Don’t overlook the impact of small things, because people think budgeting and actually watching your dollars and cents is only something you do if you’re poor, but actually, if it’s something you don’t do, that’s a really quick way to end up poor! As you earn more, you still should remain invested in your own personal finances. So many people check out because they just don’t want to have to worry about it, but no one is going to care as much about your finances as you do. So, if you don’t care, then who will?

Well, we are coming full circle on this conversation one of the things you can really feel, is things catching fire in this country. All of a sudden it feels like everyone is talking about this recession and I think that it’s important to pump the brakes, and get a little bit of perspective. So with that in mind, as we kind of finish, it’s an interesting time right now how do we look at the future as something that we should be really excited by?

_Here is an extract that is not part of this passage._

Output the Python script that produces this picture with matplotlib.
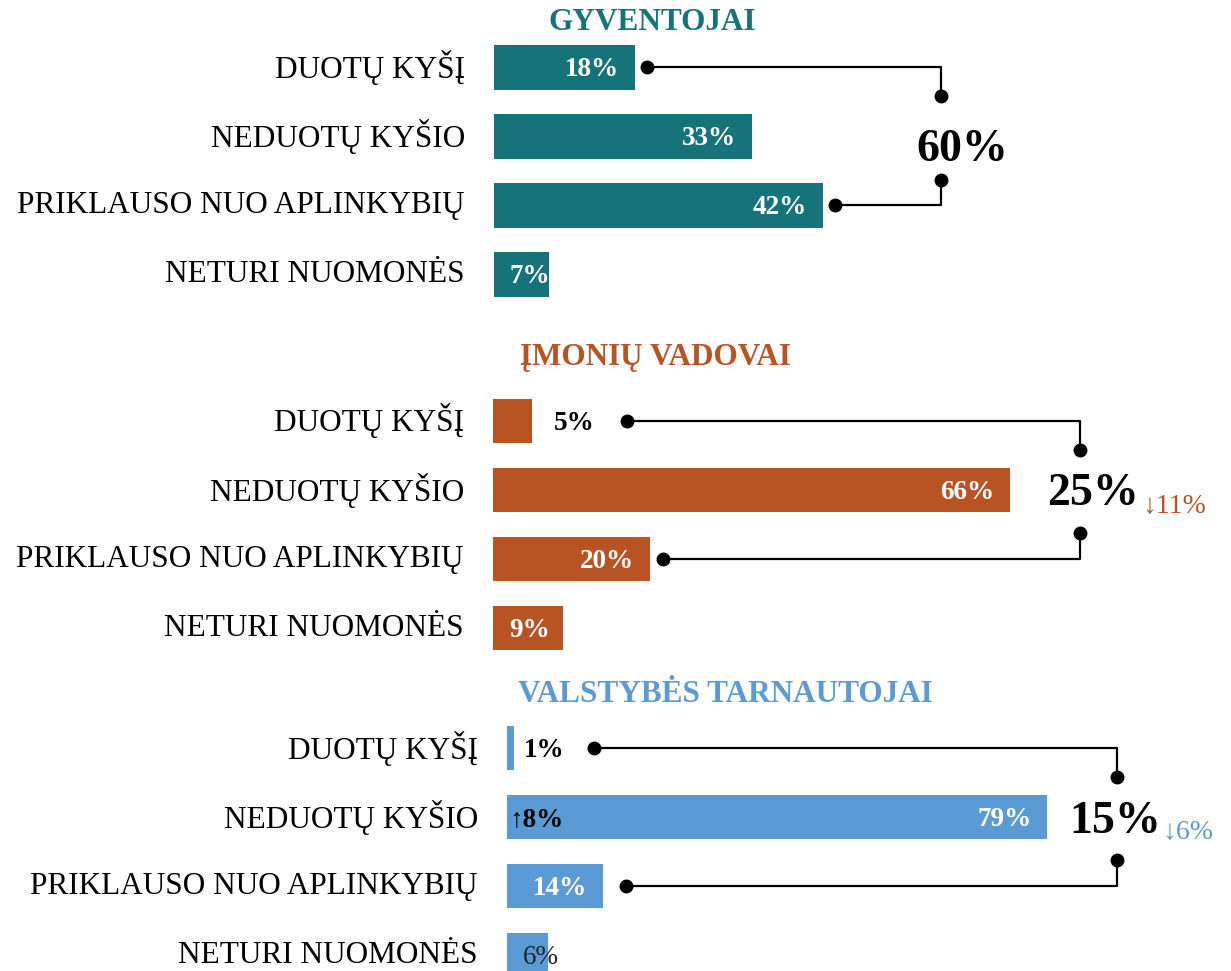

Well, sometimes putting things in a historical perspective helps. Everyone’s been going on and on about the bear market at the moment. Just know that there have been, I think, 17 bear markets in the past 100 years. And every time, the market has recovered to be above those levels. So just because we’re in one right now, doesn’t mean that this is forever – nothing lasts forever! So as long as you have a strategy that’s fit for purpose that isn’t going to put you under stress and have you waking in the night, then this too shall pass.

Such a great sentiment to finish! We appreciate you giving some time and I think helping people just calm and breathe a little bit when it comes to their finances. What are the things that you want to give gratitude to?

I have so much to be grateful for. My husband and I are going through IVF at the moment and so I’m really grateful for science. I’m also really grateful for him because it’s a bit of a lonely road and I’m just grateful that he’s here to hold my hand through it.